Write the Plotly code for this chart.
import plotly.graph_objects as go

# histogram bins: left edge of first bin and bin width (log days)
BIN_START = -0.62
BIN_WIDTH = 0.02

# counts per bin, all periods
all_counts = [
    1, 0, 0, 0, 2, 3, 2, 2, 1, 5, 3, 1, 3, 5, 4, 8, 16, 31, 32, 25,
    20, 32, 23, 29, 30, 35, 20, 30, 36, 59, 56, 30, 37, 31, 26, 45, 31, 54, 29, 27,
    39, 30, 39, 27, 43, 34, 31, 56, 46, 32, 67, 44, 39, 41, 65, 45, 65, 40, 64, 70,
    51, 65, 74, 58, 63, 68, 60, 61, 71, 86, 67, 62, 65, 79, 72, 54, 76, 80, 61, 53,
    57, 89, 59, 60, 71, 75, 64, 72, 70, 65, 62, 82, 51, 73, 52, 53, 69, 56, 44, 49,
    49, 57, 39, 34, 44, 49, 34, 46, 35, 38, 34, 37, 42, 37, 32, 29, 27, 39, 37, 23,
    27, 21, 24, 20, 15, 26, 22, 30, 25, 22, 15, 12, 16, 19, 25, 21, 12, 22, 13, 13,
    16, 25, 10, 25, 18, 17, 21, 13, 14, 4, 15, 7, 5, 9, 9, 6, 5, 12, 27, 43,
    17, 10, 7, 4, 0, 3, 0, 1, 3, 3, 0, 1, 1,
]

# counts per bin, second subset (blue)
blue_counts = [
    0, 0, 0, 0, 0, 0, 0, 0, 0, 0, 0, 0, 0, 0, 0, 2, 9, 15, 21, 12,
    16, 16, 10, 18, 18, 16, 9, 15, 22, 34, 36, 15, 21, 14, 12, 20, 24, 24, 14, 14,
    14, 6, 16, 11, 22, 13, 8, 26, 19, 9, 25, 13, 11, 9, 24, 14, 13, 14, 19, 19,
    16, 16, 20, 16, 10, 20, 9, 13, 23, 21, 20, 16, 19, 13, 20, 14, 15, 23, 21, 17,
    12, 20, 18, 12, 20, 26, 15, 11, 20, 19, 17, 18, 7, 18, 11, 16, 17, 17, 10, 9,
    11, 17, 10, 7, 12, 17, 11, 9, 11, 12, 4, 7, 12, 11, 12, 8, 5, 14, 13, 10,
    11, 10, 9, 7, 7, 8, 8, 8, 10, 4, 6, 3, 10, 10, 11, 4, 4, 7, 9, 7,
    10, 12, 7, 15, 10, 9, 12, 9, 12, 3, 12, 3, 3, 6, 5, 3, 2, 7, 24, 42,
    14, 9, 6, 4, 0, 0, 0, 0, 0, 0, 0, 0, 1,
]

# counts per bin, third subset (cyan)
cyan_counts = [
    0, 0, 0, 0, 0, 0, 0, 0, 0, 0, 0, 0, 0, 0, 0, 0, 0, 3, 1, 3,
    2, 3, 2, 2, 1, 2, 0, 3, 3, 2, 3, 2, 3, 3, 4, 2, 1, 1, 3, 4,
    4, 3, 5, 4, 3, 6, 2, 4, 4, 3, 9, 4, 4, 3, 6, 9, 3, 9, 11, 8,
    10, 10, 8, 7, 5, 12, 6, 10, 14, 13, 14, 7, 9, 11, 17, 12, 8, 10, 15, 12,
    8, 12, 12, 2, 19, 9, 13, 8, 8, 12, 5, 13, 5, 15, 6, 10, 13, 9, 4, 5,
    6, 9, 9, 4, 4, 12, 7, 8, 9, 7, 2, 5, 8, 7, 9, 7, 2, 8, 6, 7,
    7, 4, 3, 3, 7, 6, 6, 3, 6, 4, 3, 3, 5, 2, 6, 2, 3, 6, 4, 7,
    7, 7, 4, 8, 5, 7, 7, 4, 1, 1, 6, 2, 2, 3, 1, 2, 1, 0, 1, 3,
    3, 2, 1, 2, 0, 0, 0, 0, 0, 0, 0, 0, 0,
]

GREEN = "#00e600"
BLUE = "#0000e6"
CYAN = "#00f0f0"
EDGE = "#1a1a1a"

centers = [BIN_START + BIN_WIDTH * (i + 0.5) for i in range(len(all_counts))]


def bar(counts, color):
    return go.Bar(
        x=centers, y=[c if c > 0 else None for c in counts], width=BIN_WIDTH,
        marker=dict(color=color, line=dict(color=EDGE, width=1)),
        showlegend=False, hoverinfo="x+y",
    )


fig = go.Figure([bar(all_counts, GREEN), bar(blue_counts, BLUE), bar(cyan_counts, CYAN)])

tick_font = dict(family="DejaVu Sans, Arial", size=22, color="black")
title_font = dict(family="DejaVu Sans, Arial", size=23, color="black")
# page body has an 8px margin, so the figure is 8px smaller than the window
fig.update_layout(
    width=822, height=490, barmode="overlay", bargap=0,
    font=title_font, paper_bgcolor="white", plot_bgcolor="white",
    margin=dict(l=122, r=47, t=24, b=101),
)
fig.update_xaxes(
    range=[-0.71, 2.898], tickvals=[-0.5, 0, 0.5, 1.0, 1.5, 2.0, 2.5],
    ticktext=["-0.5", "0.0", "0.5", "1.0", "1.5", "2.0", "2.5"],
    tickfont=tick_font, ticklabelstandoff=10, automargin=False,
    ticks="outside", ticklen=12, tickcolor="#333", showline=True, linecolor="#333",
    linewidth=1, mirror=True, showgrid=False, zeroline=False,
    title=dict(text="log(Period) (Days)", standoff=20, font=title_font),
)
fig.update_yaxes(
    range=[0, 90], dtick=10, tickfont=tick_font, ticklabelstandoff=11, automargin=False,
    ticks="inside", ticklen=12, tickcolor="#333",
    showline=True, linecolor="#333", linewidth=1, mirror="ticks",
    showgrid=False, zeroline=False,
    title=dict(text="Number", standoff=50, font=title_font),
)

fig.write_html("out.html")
....
THE EXERCISE
Each line above must be printed exactly as it appears.

EXERCISE RESPONSE
Write the Plotly code for this chart.
import plotly.graph_objects as go

# histogram bins: left edge of first bin and bin width (log days)
BIN_START = -0.62
BIN_WIDTH = 0.02

# counts per bin, all periods
all_counts = [
    1, 0, 0, 0, 2, 3, 2, 2, 1, 5, 3, 1, 3, 5, 4, 8, 16, 31, 32, 25,
    20, 32, 23, 29, 30, 35, 20, 30, 36, 59, 56, 30, 37, 31, 26, 45, 31, 54, 29, 27,
    39, 30, 39, 27, 43, 34, 31, 56, 46, 32, 67, 44, 39, 41, 65, 45, 65, 40, 64, 70,
    51, 65, 74, 58, 63, 68, 60, 61, 71, 86, 67, 62, 65, 79, 72, 54, 76, 80, 61, 53,
    57, 89, 59, 60, 71, 75, 64, 72, 70, 65, 62, 82, 51, 73, 52, 53, 69, 56, 44, 49,
    49, 57, 39, 34, 44, 49, 34, 46, 35, 38, 34, 37, 42, 37, 32, 29, 27, 39, 37, 23,
    27, 21, 24, 20, 15, 26, 22, 30, 25, 22, 15, 12, 16, 19, 25, 21, 12, 22, 13, 13,
    16, 25, 10, 25, 18, 17, 21, 13, 14, 4, 15, 7, 5, 9, 9, 6, 5, 12, 27, 43,
    17, 10, 7, 4, 0, 3, 0, 1, 3, 3, 0, 1, 1,
]

# counts per bin, second subset (blue)
blue_counts = [
    0, 0, 0, 0, 0, 0, 0, 0, 0, 0, 0, 0, 0, 0, 0, 2, 9, 15, 21, 12,
    16, 16, 10, 18, 18, 16, 9, 15, 22, 34, 36, 15, 21, 14, 12, 20, 24, 24, 14, 14,
    14, 6, 16, 11, 22, 13, 8, 26, 19, 9, 25, 13, 11, 9, 24, 14, 13, 14, 19, 19,
    16, 16, 20, 16, 10, 20, 9, 13, 23, 21, 20, 16, 19, 13, 20, 14, 15, 23, 21, 17,
    12, 20, 18, 12, 20, 26, 15, 11, 20, 19, 17, 18, 7, 18, 11, 16, 17, 17, 10, 9,
    11, 17, 10, 7, 12, 17, 11, 9, 11, 12, 4, 7, 12, 11, 12, 8, 5, 14, 13, 10,
    11, 10, 9, 7, 7, 8, 8, 8, 10, 4, 6, 3, 10, 10, 11, 4, 4, 7, 9, 7,
    10, 12, 7, 15, 10, 9, 12, 9, 12, 3, 12, 3, 3, 6, 5, 3, 2, 7, 24, 42,
    14, 9, 6, 4, 0, 0, 0, 0, 0, 0, 0, 0, 1,
]

# counts per bin, third subset (cyan)
cyan_counts = [
    0, 0, 0, 0, 0, 0, 0, 0, 0, 0, 0, 0, 0, 0, 0, 0, 0, 3, 1, 3,
    2, 3, 2, 2, 1, 2, 0, 3, 3, 2, 3, 2, 3, 3, 4, 2, 1, 1, 3, 4,
    4, 3, 5, 4, 3, 6, 2, 4, 4, 3, 9, 4, 4, 3, 6, 9, 3, 9, 11, 8,
    10, 10, 8, 7, 5, 12, 6, 10, 14, 13, 14, 7, 9, 11, 17, 12, 8, 10, 15, 12,
    8, 12, 12, 2, 19, 9, 13, 8, 8, 12, 5, 13, 5, 15, 6, 10, 13, 9, 4, 5,
    6, 9, 9, 4, 4, 12, 7, 8, 9, 7, 2, 5, 8, 7, 9, 7, 2, 8, 6, 7,
    7, 4, 3, 3, 7, 6, 6, 3, 6, 4, 3, 3, 5, 2, 6, 2, 3, 6, 4, 7,
    7, 7, 4, 8, 5, 7, 7, 4, 1, 1, 6, 2, 2, 3, 1, 2, 1, 0, 1, 3,
    3, 2, 1, 2, 0, 0, 0, 0, 0, 0, 0, 0, 0,
]

GREEN = "#00e600"
BLUE = "#0000e6"
CYAN = "#00f0f0"
EDGE = "#1a1a1a"

centers = [BIN_START + BIN_WIDTH * (i + 0.5) for i in range(len(all_counts))]


def bar(counts, color):
    return go.Bar(
        x=centers, y=[c if c > 0 else None for c in counts], width=BIN_WIDTH,
        marker=dict(color=color, line=dict(color=EDGE, width=1)),
        showlegend=False, hoverinfo="x+y",
    )


fig = go.Figure([bar(all_counts, GREEN), bar(blue_counts, BLUE), bar(cyan_counts, CYAN)])

tick_font = dict(family="DejaVu Sans, Arial", size=22, color="black")
title_font = dict(family="DejaVu Sans, Arial", size=23, color="black")
# page body has an 8px margin, so the figure is 8px smaller than the window
fig.update_layout(
    width=822, height=490, barmode="overlay", bargap=0,
    font=title_font, paper_bgcolor="white", plot_bgcolor="white",
    margin=dict(l=122, r=47, t=24, b=101),
)
fig.update_xaxes(
    range=[-0.71, 2.898], tickvals=[-0.5, 0, 0.5, 1.0, 1.5, 2.0, 2.5],
    ticktext=["-0.5", "0.0", "0.5", "1.0", "1.5", "2.0", "2.5"],
    tickfont=tick_font, ticklabelstandoff=10, automargin=False,
    ticks="outside", ticklen=12, tickcolor="#333", showline=True, linecolor="#333",
    linewidth=1, mirror=True, showgrid=False, zeroline=False,
    title=dict(text="log(Period) (Days)", standoff=20, font=title_font),
)
fig.update_yaxes(
    range=[0, 90], dtick=10, tickfont=tick_font, ticklabelstandoff=11, automargin=False,
    ticks="inside", ticklen=12, tickcolor="#333",
    showline=True, linecolor="#333", linewidth=1, mirror="ticks",
    showgrid=False, zeroline=False,
    title=dict(text="Number", standoff=50, font=title_font),
)

fig.write_html("out.html")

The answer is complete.